My parents, and my career choices

Did we HAVE scheduled meetings with guidance counselors?

les-trudyMy good friend Carol, who I’ve only known since kindergarten, has some follow-up questions about the Lydster’s career choices, which were really about My career choices.

Two questions based on this… why did you not go into law?

Because I did very poorly in a pre-law course at New Paltz. I loved the subject, but Bill Dunn didn’t love my answers. Or maybe it was because it was an 8 a.m. course and I was late sometimes. This failure threw me into a tizzy, because that was my intended life path, and then I had NO idea what I wanted to pursue.

Do you wish your parents had made more suggestions, not along the lines of pushing as much as of possibilities?

Not really, because it just wasn’t in their skill sets. My mother was not one to push us, because that was not her nature in much of anything. She was a “go along to get along” type.

She was very good with numbers and was a bookkeeper or teller for most of her adult life. But she didn’t really think of it as a skill much as, say, her husband arranging flowers or playing guitar or painting or doing all sorts of things. I dare say that he could be a bit intimidating.

For his part, my father, according to his military record, had only three years of high school. I think that part of the friction that I had with him was that I was not very good at working with my hands, the things he excelled in. But I was book smart – would you accept that analysis, Carol? – and he was not as adept, but figured things out as he went along. He was outwardly gregarious, and that wasn’t me.

We did have some areas in common: watching sports together, especially the minor league baseball Triplets and the NY football Giants; playing cards, particularly pinochle and bid whist; and most especially, thank goodness, music.

So he was not likely to offer me career advice because, and I say this without a lot of remorse, he wasn’t always understanding me very much at that time. He certainly didn’t grok what motivated me, and this became even more acutely true in my early twenties when we didn’t talk, at all, for nearly six months, before I relented. This is odd in some ways because my antiwar, and other, activism was molded in no small part by his civil rights activism.

I said two but here’s a third – do you think as I do that our HS counselors were useless?

I actually have no recollection of ANY HS guidance counseling whatsoever, except one passing conversation with Allan Cave, who was the assistant principal at the time, and that only because I knew him from church. Did we HAVE scheduled meetings with guidance counselors, because if we did, I never received the memo?

Just as an aside you wrote about a few math/science awards Lydia received but there’s no mention of any options related to those. Is she just not interested?

Actually, it has determined what level courses she has in 7th grade, and that could lead to courses she could take in 8th grade that could get her high school credit. So it puts her on a more rigorous academic track in several subjects than she might be otherwise.

 

The Lydster: Her career choices

barbara-jordan_congressI saved this Ask Roger Anything question, from Chris, until now:

Do you feel like you’re pushing your daughter towards certain career choices or letting her choose, or both? Do you think you’d be supportive of a career where it would be difficult for her to make a living, e.g. actress or musician?
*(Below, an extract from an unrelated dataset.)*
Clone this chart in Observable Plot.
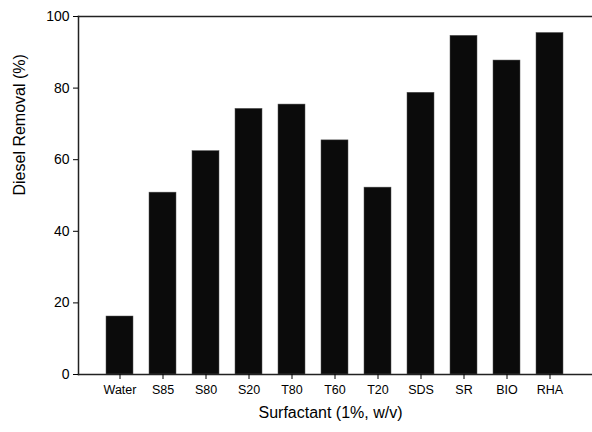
<!DOCTYPE html>
<html>
<head>
<meta charset="utf-8">
<script src="https://cdn.jsdelivr.net/npm/d3@7"></script>
<script src="https://cdn.jsdelivr.net/npm/@observablehq/plot@0.6"></script>
<style>
  html, body { margin: 0; padding: 0; background: #fff; }
</style>
</head>
<body>
<div id="chart"></div>
<script>
const categories = ["Water", "S85", "S80", "S20", "T80", "T60", "T20", "SDS", "SR", "BIO", "RHA"];
const removal = [16.2, 50.8, 62.4, 74.2, 75.4, 65.4, 52.2, 78.7, 94.6, 87.7, 95.4];
const yTicks = [0, 20, 40, 60, 80, 100];
const xTitle = "Surfactant (1%, w/v)";
const yTitle = "Diesel Removal (%)";

const data = categories.map((c, i) => ({surfactant: c, value: removal[i]}));

const chart = Plot.plot({
  width: 592,
  height: 432,
  marginTop: 16,
  marginBottom: 58,
  marginLeft: 78,
  marginRight: 0,
  style: {fontFamily: "'Liberation Sans', Arial, sans-serif", color: "#000", background: "#fff"},
  x: {domain: categories, paddingInner: 0.37, paddingOuter: 0.66},
  y: {domain: [0, 100]},
  marks: [
    Plot.barY(data, {x: "surfactant", y: "value", fill: "#0b0b0b", stroke: "#555", strokeWidth: 0.5}),
    Plot.frame({anchor: "top", stroke: "#222", strokeWidth: 1.5}),
    Plot.frame({anchor: "left", stroke: "#222", strokeWidth: 1.5}),
    Plot.frame({anchor: "bottom", stroke: "#222", strokeWidth: 1.5}),
    Plot.axisY({ticks: yTicks, tickSize: 5, tickPadding: 4, fontSize: 14, fill: "#000", label: null}),
    Plot.axisX({tickSize: 5, tickPadding: 6, fontSize: 12.5, fill: "#000", label: null}),
    Plot.text([yTitle], {frameAnchor: "left", dx: -59, rotate: -90, fontSize: 16, fill: "#000"}),
    Plot.text([xTitle], {frameAnchor: "bottom", dx: -5, dy: 43, fontSize: 16, fill: "#000"})
  ]
});
document.getElementById("chart").appendChild(chart);
</script>
</body>
</html>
Oh goodness, no. That’s a function of her needing to figure out what she wants to do. And honestly, I don’t have a strong sense of something I want her to do. I suppose I don’t want her to do something that involves a lot of danger.

Thinking about some of the things she has tried out:

Ballet – did it for two or three years, decided it wasn’t for her. But the lessons she learned have been useful, and she still likes to choreograph her own moves.

Soccer – she did youth soccer for three or four seasons, decided it wasn’t for her. So I was a bit surprised that she signed up for modified youth soccer this fall. What she learned before has come in handy.

Playing clarinet – her mother played, and she seemed to enjoy it. Moreover, I thought she got to be rather good at it, but she suddenly dropped it a couple of years ago. I was surprised when she pulled it out once this past summer. Maybe she’ll go back to it, maybe she won’t.

Things she’s interested in currently:

Art – she’s quite good at it, and she received some local awards for it. She DOES agonize over her work, though.

Clothing design – She’s been taking old clothes, cutting them up, stitching them together. Well not so much in the school year, but it was a business she wanted to look into this past summer.

Law – right now, she says she wants to be a lawyer. She sees injustice on the news on TV and wants to fix it. I wanted to be a lawyer for a time, so that would be fine.

One of the things that seems constant in this narrative is that everything learned has value. Maybe it won’t be applied directly, but it won’t go to waste.

Would I discourage her from a career path that might be difficult? No, and frankly, it would not have occurred to me. Now that I think of it, neither of my late parents EVER said, “you ought to do” X for a living. My father had a varied career, and I doubt it would have occurred to HIM. My mom was easygoing about those things, as long as we were happy and not involved in some criminal activity.